Let's Start a Learning Revolution - mikekarnj
http://vimeo.com/21600601

======
edw
It's like Edward Tufte, Leni Riefenstahl—and, I dunno, Polyphonic Spree?—got
together to brainwash you.

I've got to hand it to the video's production company, The Cultivated Word,
for creating an triumphantly insipid piece of propaganda. Some advice, though:
Try a slightly less obvious, bombastic approach; it might be less clear to
your subjects, er audience, what you're trying to do.

The company's motto, from their web site: "We turn passive viewers into
engaged audiences." What does that even mean?! Passivity and engagement are
fairly orthogonal concepts—and what does "engagement" really mean? And the
last time I checked, an audience is made up of viewers.

What they seem to be going for is the cultivation of sentiment based on
emotional manipulation, which is nothing new, but I find the way they package
it—as part of the solution rather than part of the problem—rather galling.

On another note, it very much reminds me of the end design work done in
_Waiting for "Superman"_ , which itself made me feel a little like their
director thought his audience a group of simpletons in deed of stick figure
diagrams explaining the most basic concepts.

------
rcon85
Good idea, but seriously lacking in just about everything else.

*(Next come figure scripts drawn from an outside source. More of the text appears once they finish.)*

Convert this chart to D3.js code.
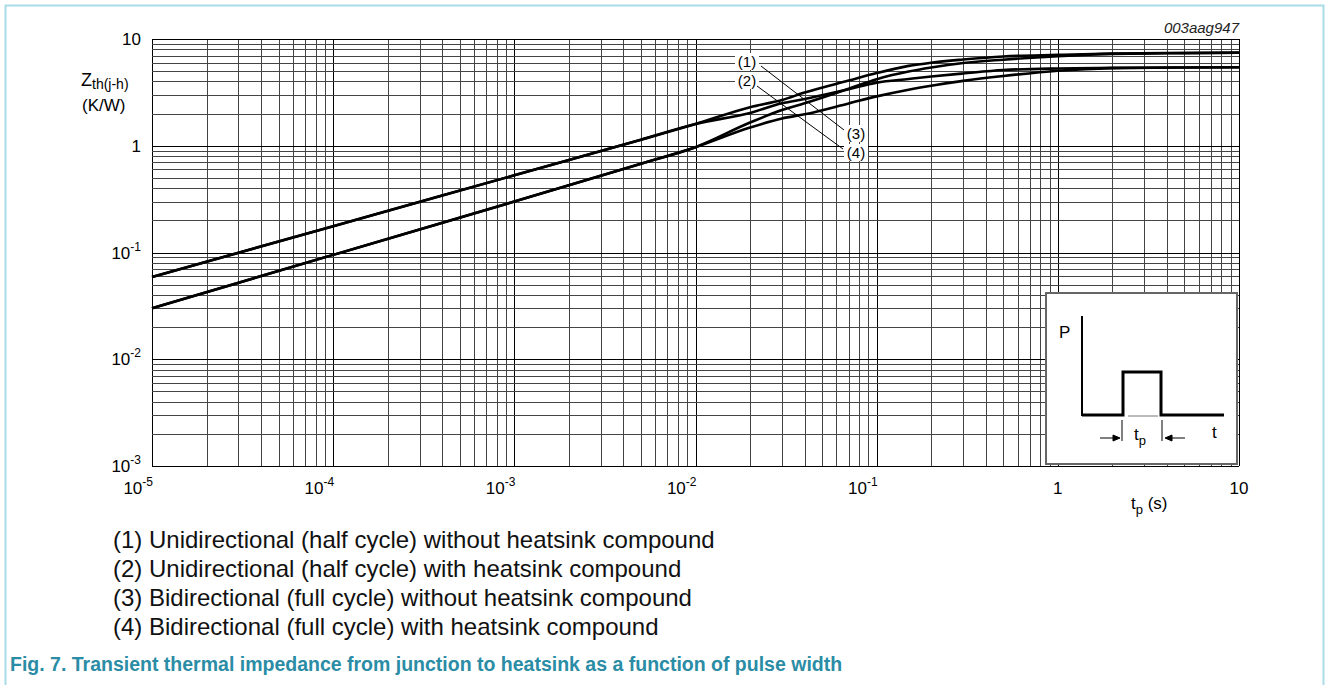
<!DOCTYPE html>
<html>
<head>
<meta charset="utf-8">
<script src="https://cdn.jsdelivr.net/npm/d3@7"></script>
<style>
  body { margin: 0; background: #fff; }
  svg { font-family: "Liberation Sans", Arial, sans-serif; }
</style>
</head>
<body>
<div id="chart"></div>
<script>
{
// data: pulse width (s) and Zth(j-h) (K/W) for the four curves
const pulseWidth = [1e-5, 1e-4, 1e-3, 5e-3, 1e-2, 0.02, 0.03, 0.04, 0.07, 0.1, 0.15, 0.2, 0.3, 0.5, 1, 2, 5, 10];
const zthUniNoCompound = [0.059, 0.176, 0.529, 1.14, 1.60, 2.30, 2.68, 3.15, 4.08, 4.8, 5.6, 6.0, 6.42, 6.86, 7.1, 7.3, 7.4, 7.45];
const zthUniCompound = [0.059, 0.176, 0.529, 1.14, 1.60, 2.03, 2.5, 2.74, 3.39, 3.9, 4.22, 4.45, 4.75, 5.12, 5.3, 5.36, 5.41, 5.43];
const zthBiNoCompound = [0.030, 0.095, 0.30, 0.68, 0.97, 1.65, 2.16, 2.5, 3.42, 4.2, 4.95, 5.4, 5.95, 6.4, 6.9, 7.25, 7.38, 7.44];
const zthBiCompound = [0.030, 0.095, 0.30, 0.68, 0.97, 1.48, 1.8, 1.97, 2.49, 2.9, 3.35, 3.65, 4.05, 4.5, 5.05, 5.33, 5.41, 5.43];

const xTickExp = [-5, -4, -3, -2, -1, 0, 1];
const yTickExp = [-3, -2, -1, 0, 1];
const legendLines = [
  "(1) Unidirectional (half cycle) without heatsink compound",
  "(2) Unidirectional (half cycle) with heatsink compound",
  "(3) Bidirectional (full cycle) without heatsink compound",
  "(4) Bidirectional (full cycle) with heatsink compound"
];
const curveLabels = ["(1)", "(2)", "(3)", "(4)"];

const width = 1328, height = 685;
const plot = { left: 152, top: 39, right: 1239, bottom: 466 };

const svg = d3.select('#chart').append('svg')
  .attr('width', width)
  .attr('height', height);

//scales
const x = d3.scaleLog().domain([1e-5, 10]).range([plot.left, plot.right]);
const y = d3.scaleLog().domain([1e-3, 10]).range([plot.bottom, plot.top]);

//frame around the figure
svg.append('rect')
  .attr('x', 5.5).attr('y', 5.5)
  .attr('width', 1318).attr('height', 720)
  .attr('fill', 'none')
  .attr('stroke', '#a9dce6')
  .attr('stroke-width', 2);

//grid: every 1..9 step inside each decade
function logSteps(lo, hi) {
  const out = [];
  for (let e = lo; e < hi; e++) {
    for (let m = 1; m < 10; m++) out.push({ v: m * Math.pow(10, e), major: m === 1 });
  }
  out.push({ v: Math.pow(10, hi), major: true });
  return out;
}
const grid = svg.append('g').attr('id', 'grid');

grid.selectAll('line.vx')
  .data(logSteps(-5, 1))
  .join('line')
  .attr('class', 'vx')
  .attr('x1', d => Math.round(x(d.v)) + 0.5).attr('x2', d => Math.round(x(d.v)) + 0.5)
  .attr('y1', plot.top).attr('y2', plot.bottom)
  .attr('stroke', d => d.major ? '#000' : '#444')
  .attr('stroke-width', 1);

grid.selectAll('line.hy')
  .data(logSteps(-3, 1))
  .join('line')
  .attr('class', 'hy')
  .attr('y1', d => Math.round(y(d.v)) + 0.5).attr('y2', d => Math.round(y(d.v)) + 0.5)
  .attr('x1', plot.left).attr('x2', plot.right)
  .attr('stroke', d => d.major ? '#000' : '#444')
  .attr('stroke-width', 1);

//tick labels
function expLabel(sel, e) {
  if (e >= 0) {
    sel.text(e === 0 ? '1' : '10');
  } else {
    sel.append('tspan').text('10');
    sel.append('tspan').attr('dy', -8).attr('font-size', 12).text(e);
  }
}
svg.append('g').selectAll('text')
  .data(xTickExp)
  .join('text')
  .attr('x', d => x(Math.pow(10, d)) + (d >= 0 ? 0 : 1))
  .attr('y', 494)
  .attr('text-anchor', d => d >= 0 ? 'middle' : 'end')
  .attr('font-size', 17)
  .attr('fill', '#000')
  .each(function (d) { expLabel(d3.select(this), d); });

svg.append('g').selectAll('text')
  .data(yTickExp)
  .join('text')
  .attr('x', 141)
  .attr('y', d => y(Math.pow(10, d)) + 6)
  .attr('text-anchor', 'end')
  .attr('font-size', 17)
  .attr('fill', '#000')
  .each(function (d) { expLabel(d3.select(this), d); });

//axis titles
const yTitle = svg.append('text').attr('x', 81).attr('y', 86).attr('font-size', 18);
yTitle.append('tspan').text('Z');
yTitle.append('tspan').attr('dy', 3).attr('font-size', 14).text('th(j-h)');
svg.append('text').attr('x', 82).attr('y', 111).attr('font-size', 17).text('(K/W)');

const xTitle = svg.append('text').attr('x', 1131).attr('y', 509).attr('font-size', 17);
xTitle.append('tspan').text('t');
xTitle.append('tspan').attr('dy', 5).attr('font-size', 13).text('p');
xTitle.append('tspan').attr('dy', -5).text(' (s)');

svg.append('text')
  .attr('x', plot.right).attr('y', 33)
  .attr('text-anchor', 'end')
  .attr('font-size', 15)
  .attr('font-style', 'italic')
  .attr('fill', '#222')
  .text('003aag947');

//inset with the pulse sketch
const inset = svg.append('g').attr('id', 'inset');
inset.append('rect')
  .attr('x', 1046).attr('y', 293)
  .attr('width', 191).attr('height', 171)
  .attr('fill', '#fff')
  .attr('stroke', '#666')
  .attr('stroke-width', 2);
inset.append('line')
  .attr('x1', 1082).attr('x2', 1082).attr('y1', 316).attr('y2', 416)
  .attr('stroke', '#000').attr('stroke-width', 2);
inset.append('path')
  .attr('d', 'M1082,415 H1123 V372 H1161 V415 H1224')
  .attr('fill', 'none')
  .attr('stroke', '#000').attr('stroke-width', 3);
inset.append('line')
  .attr('x1', 1128).attr('x2', 1158).attr('y1', 416).attr('y2', 416)
  .attr('stroke', '#777').attr('stroke-width', 1);
inset.selectAll('line.tick')
  .data([1122, 1162])
  .join('line')
  .attr('class', 'tick')
  .attr('x1', d => d).attr('x2', d => d).attr('y1', 420).attr('y2', 441)
  .attr('stroke', '#000').attr('stroke-width', 1);
inset.append('path')
  .attr('d', 'M1100,438 H1114 M1120,438 l-7,-3 v6 z M1185,438 H1171 M1165,438 l7,-3 v6 z')
  .attr('stroke', '#000').attr('fill', '#000').attr('stroke-width', 1);
inset.append('text').attr('x', 1059).attr('y', 338).attr('font-size', 17).text('P');
inset.append('text').attr('x', 1212).attr('y', 438).attr('font-size', 17).text('t');
const tpLabel = inset.append('text').attr('x', 1134).attr('y', 440).attr('font-size', 17);
tpLabel.append('tspan').text('t');
tpLabel.append('tspan').attr('dy', 5).attr('font-size', 13).text('p');

//curves
const series = [zthUniNoCompound, zthUniCompound, zthBiNoCompound, zthBiCompound];
const line = d3.line()
  .x(d => x(d[0]))
  .y(d => y(d[1]))
  .curve(d3.curveMonotoneX);

svg.append('g').attr('id', 'curves')
  .selectAll('path')
  .data(series)
  .join('path')
  .attr('d', s => line(pulseWidth.map((t, i) => [t, s[i]])))
  .attr('fill', 'none')
  .attr('stroke', '#000')
  .attr('stroke-width', 2.6);

//curve labels with leader lines
const labelPos = [[747, 67], [747, 86], [856, 139], [856, 158]];
const labels = svg.append('g').attr('id', 'curveLabels');
labels.selectAll('rect')
  .data(labelPos)
  .join('rect')
  .attr('x', d => d[0] - 12).attr('y', d => d[1] - 14)
  .attr('width', 24).attr('height', 17)
  .attr('fill', '#fff');
labels.selectAll('line')
  .data([[761, 66, 844, 130], [757, 86, 843, 149]])
  .join('line')
  .attr('x1', d => d[0]).attr('y1', d => d[1])
  .attr('x2', d => d[2]).attr('y2', d => d[3])
  .attr('stroke', '#000').attr('stroke-width', 1);
labels.selectAll('text')
  .data(curveLabels)
  .join('text')
  .attr('x', (d, i) => labelPos[i][0])
  .attr('y', (d, i) => labelPos[i][1])
  .attr('text-anchor', 'middle')
  .attr('font-size', 15)
  .text(d => d);

//legend below the chart
svg.append('g').attr('id', 'legend')
  .selectAll('text')
  .data(legendLines)
  .join('text')
  .attr('x', 113)
  .attr('y', (d, i) => 548 + i * 29)
  .attr('font-size', 24)
  .attr('fill', '#111')
  .text(d => d);

//caption
svg.append('text')
  .attr('x', 10).attr('y', 671)
  .attr('font-size', 19.5)
  .attr('font-weight', 'bold')
  .attr('fill', '#2a8ca5')
  .text('Fig. 7. Transient thermal impedance from junction to heatsink as a function of pulse width');
}
</script>
</body>
</html>
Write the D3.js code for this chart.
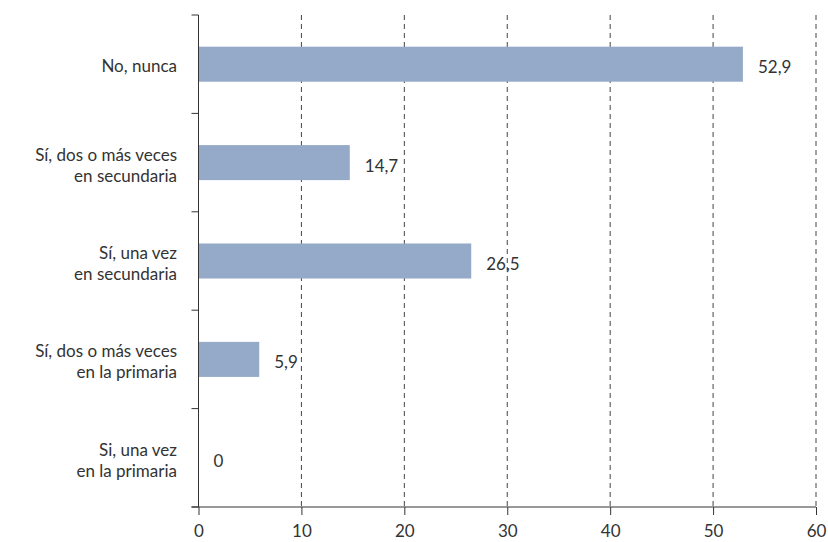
<!DOCTYPE html>
<html><head><meta charset="utf-8">
<script src="https://cdn.jsdelivr.net/npm/d3@7"></script>
<style>body{margin:0;background:#fff}svg{display:block}text{font-family:Lato,"Open Sans",sans-serif;fill:#333}</style>
</head><body>
<script>
const categories = [["No, nunca"],["Sí, dos o más veces","en secundaria"],["Sí, una vez","en secundaria"],["Sí, dos o más veces","en la primaria"],["Si, una vez","en la primaria"]];
const values = [52.9, 14.7, 26.5, 5.9, 0];
const valueLabels = ["52,9","14,7","26,5","5,9","0"];
const xTicks = [0,10,20,30,40,50,60];

const W=828,H=542, mLeft=198.5, mRight=816, mTop=15, mBottom=507;
const svg=d3.select("body").append("svg").attr("width",W).attr("height",H);
const x=d3.scaleLinear().domain([0,60]).range([mLeft,mRight]);
const y=d3.scaleBand().domain(d3.range(values.length)).range([mTop,mBottom]).paddingInner(0.644).paddingOuter(0.322);
const yb=d3.scaleBand().domain(d3.range(values.length)).range([mTop,mBottom]);

// gridlines
svg.append("g").selectAll("line").data(xTicks.filter(d=>d>0)).join("line")
 .attr("x1",d=>x(d)).attr("x2",d=>x(d)).attr("y1",mTop).attr("y2",mBottom)
 .attr("stroke","#444").attr("stroke-width",1).attr("stroke-dasharray","5,4");

// bars
svg.append("g").selectAll("rect").data(values).join("rect")
 .attr("x",x(0)).attr("y",(d,i)=>y(i)).attr("width",d=>x(d)-x(0)).attr("height",y.bandwidth())
 .attr("fill","#95aac8");

// value labels
svg.append("g").selectAll("text").data(values).join("text")
 .attr("x",d=>x(d)+15).attr("y",(d,i)=>y(i)+y.bandwidth()/2+9)
 .attr("font-size",17).text((d,i)=>valueLabels[i]);

// x axis
const xa=svg.append("g").attr("transform",`translate(0,${mBottom})`)
 .call(d3.axisBottom(x).tickValues(xTicks).tickSize(8).tickPadding(10).tickFormat(d3.format("d")));
xa.select(".domain").attr("stroke","#333").attr("d",`M${mLeft-7},0H${mRight}`);
xa.selectAll(".tick line").attr("stroke","#333");
xa.selectAll(".tick text").attr("font-size",17).attr("fill","#333").attr("font-family","Lato, 'Open Sans', sans-serif");

// y axis line & ticks at band boundaries
svg.append("line").attr("x1",mLeft).attr("x2",mLeft).attr("y1",mTop).attr("y2",mBottom).attr("stroke","#333");
svg.append("g").selectAll("line").data(d3.range(values.length+1)).join("line")
 .attr("x1",mLeft-7).attr("x2",mLeft).attr("y1",i=>i<values.length?yb(i):mBottom).attr("y2",i=>i<values.length?yb(i):mBottom)
 .attr("stroke","#333");

// category labels
const cl=svg.append("g").selectAll("text").data(categories).join("text")
 .attr("text-anchor","end").attr("font-size",17)
 .attr("transform",(d,i)=>`translate(177,${yb(i)+yb.bandwidth()/2})`);
cl.each(function(lines){
  const t=d3.select(this), n=lines.length, lh=21;
  const base = n===1 ? 8 : -2;
  lines.forEach((s,k)=>t.append("tspan").attr("x",0).attr("y",base+k*lh).text(s));
});
</script>
</body></html>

No online classes? No search function or categories? No preview or course
outline? ("You'll learn how to make a bag" doesn't cut it). No details about
what makes their instructors qualified to teach? (Being successful doesn't
make you a good teacher). Single classes with an average length of 90 minutes?
What could anyone learn from that?

Nothing about their website convinces me that their classes are worth my time
or money. I'm all in favor of making education more efficient, but this site
just seems to be doing it all wrong.

------
DaveStein
Awesome goals, that are even better considering how much the US is paying for
education now - and planning to cut.